_What you need to do_. In the lines below, output everything from the first line through the line containing "(0,0) rectangle (487,1024);" exactly as it is. Pictures are not part of the output.
--- BEGIN Supplied records ---
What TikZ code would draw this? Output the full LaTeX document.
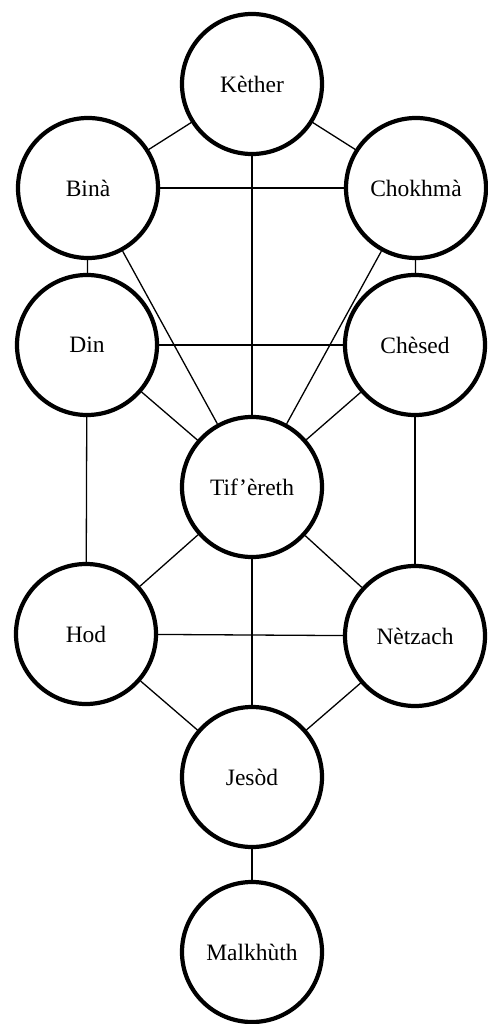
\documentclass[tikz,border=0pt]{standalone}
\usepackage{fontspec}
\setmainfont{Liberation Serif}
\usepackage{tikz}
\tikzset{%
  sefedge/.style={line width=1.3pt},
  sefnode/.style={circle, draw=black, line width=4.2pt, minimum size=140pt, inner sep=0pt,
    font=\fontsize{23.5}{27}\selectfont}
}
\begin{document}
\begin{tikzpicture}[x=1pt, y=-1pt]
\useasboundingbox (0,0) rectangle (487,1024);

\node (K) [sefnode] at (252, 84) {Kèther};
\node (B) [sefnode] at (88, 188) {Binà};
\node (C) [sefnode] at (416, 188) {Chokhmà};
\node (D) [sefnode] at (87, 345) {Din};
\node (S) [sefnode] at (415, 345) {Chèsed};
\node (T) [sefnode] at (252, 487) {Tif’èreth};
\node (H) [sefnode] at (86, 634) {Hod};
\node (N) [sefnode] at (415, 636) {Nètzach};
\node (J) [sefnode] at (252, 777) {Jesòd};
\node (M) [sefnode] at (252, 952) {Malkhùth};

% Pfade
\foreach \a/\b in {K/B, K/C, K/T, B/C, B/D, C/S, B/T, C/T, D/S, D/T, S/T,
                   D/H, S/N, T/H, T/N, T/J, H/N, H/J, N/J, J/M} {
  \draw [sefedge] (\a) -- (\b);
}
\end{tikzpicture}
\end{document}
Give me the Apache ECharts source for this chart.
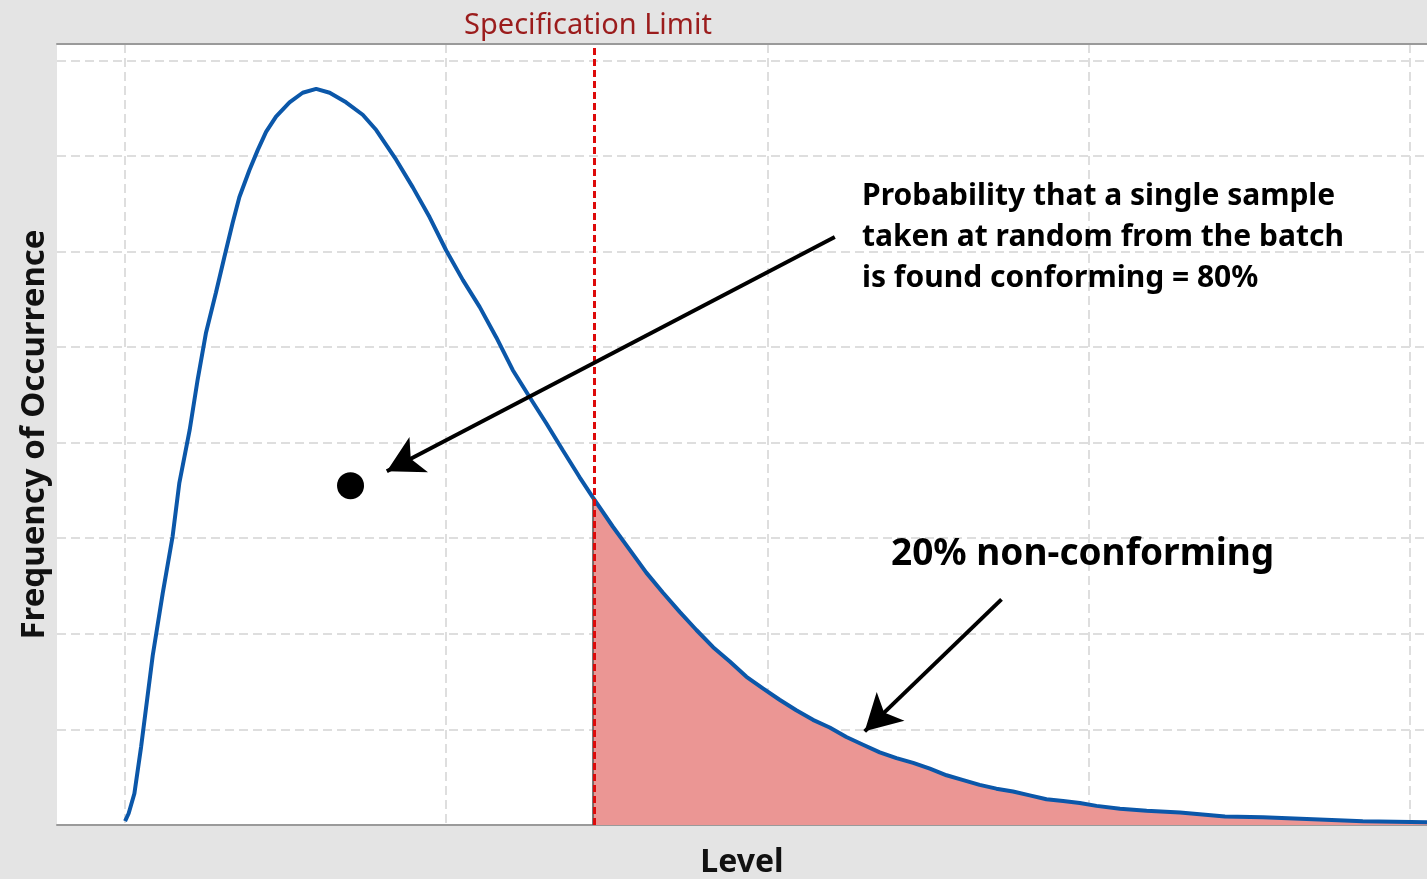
--- END Supplied records ---
_Response_.
What TikZ code would draw this? Output the full LaTeX document.
\documentclass[tikz,border=0pt]{standalone}
\usepackage{fontspec}
\setmainfont{Liberation Serif}
\usepackage{tikz}
\tikzset{%
  sefedge/.style={line width=1.3pt},
  sefnode/.style={circle, draw=black, line width=4.2pt, minimum size=140pt, inner sep=0pt,
    font=\fontsize{23.5}{27}\selectfont}
}
\begin{document}
\begin{tikzpicture}[x=1pt, y=-1pt]
\useasboundingbox (0,0) rectangle (487,1024);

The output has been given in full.